Sono molte più di quanto non si pensasse, più di 1.000 per la precisione, le regioni del Dna che influenzano la pressione sanguigna. A scoprirlo è uno studio basato sui dati di oltre 1 milione di individui, il più vasto mai svolto in questo campo. Secondo la ricerca, pubblicata su Nature Genetics e coordinato dall’Imperial College di Londra e dall’Università londinese Queen Mary, almeno un terzo dei casi di ipertensione sono trasmessi geneticamente.
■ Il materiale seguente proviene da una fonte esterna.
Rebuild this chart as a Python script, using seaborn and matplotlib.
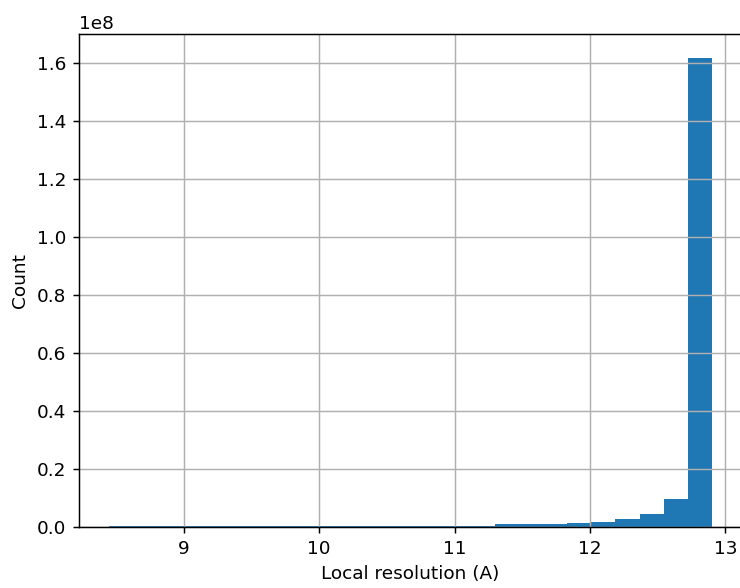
import numpy as np
import pandas as pd
import seaborn as sns
import matplotlib
matplotlib.use("Agg")
import matplotlib.pyplot as plt

# histogram of local resolution values (counts per bin)
bin_lo = 8.45
bin_hi = 12.90
n_bins = 25
counts = [4.0e5, 4.0e5, 4.0e5, 4.0e5, 4.0e5, 4.0e5, 4.0e5, 4.0e5,
          4.0e5, 4.0e5, 4.0e5, 4.0e5, 4.0e5, 4.0e5, 4.0e5, 4.5e5,
          9.0e5, 9.5e5, 1.0e6, 1.4e6, 1.8e6, 2.6e6, 4.6e6, 9.5e6, 1.62e8]

edges = np.linspace(bin_lo, bin_hi, n_bins + 1)
centers = (edges[:-1] + edges[1:]) / 2
df = pd.DataFrame({"res": centers, "count": counts})

dpi = 133
fig = plt.figure(figsize=(740 / dpi, 588 / dpi), dpi=dpi)
ax = fig.add_axes([0.1068, 0.1037, 0.896, 0.8384])

sns.histplot(data=df, x="res", weights="count", bins=n_bins,
             binrange=(bin_lo, bin_hi), ax=ax,
             color="#1f77b4", alpha=1, edgecolor="none", linewidth=0)

ax.grid(True)
ax.set_xlabel("Local resolution (A)")
ax.set_ylabel("Count")
ax.set_xlim(bin_lo - 0.05 * (bin_hi - bin_lo), bin_hi + 0.05 * (bin_hi - bin_lo))
ax.set_ylim(0, max(counts) * 1.05)

fig.savefig("out.png", dpi=dpi)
Circa la metà dei dati analizzati provengono dalla banca dati genetica della Gran Bretagna. La ricerca dimostra che stili di vita sbagliati, come eccessivo consumo di alcol o fumo, da soli non bastano a giustificare i numerosi casi di ipertensione, responsabile secondo l’Organizzazione Mondiale della Sanità (Oms) di 7,8 milioni di morti nel 2015, ad esempio per ictus o infarto.
Occorre anche prendere in considerazione una solida componente genetica. Alcuni di questi geni, ad esempio, erano già noti per la loro correlazione con malattie coronariche o con l’Alzheimer, ma è la prima volta che i genetisti scoprono un loro legame anche con l’ipertensione.
“Grazie a queste nuove informazioni potremo calcolare in futuro il fattore di rischio ipertensione per il singolo individuo”, ha spiegato uno degli autori, Mark Caulfield. “In questo modo, i medici potranno disegnare interventi terapeutici su misura, come perdita di peso, riduzione del consumo di alcol o maggiore attività fisica. Con effetti positivi – ha concluso il genetista – anche sui bilanci dei sistemi sanitari nazionali”.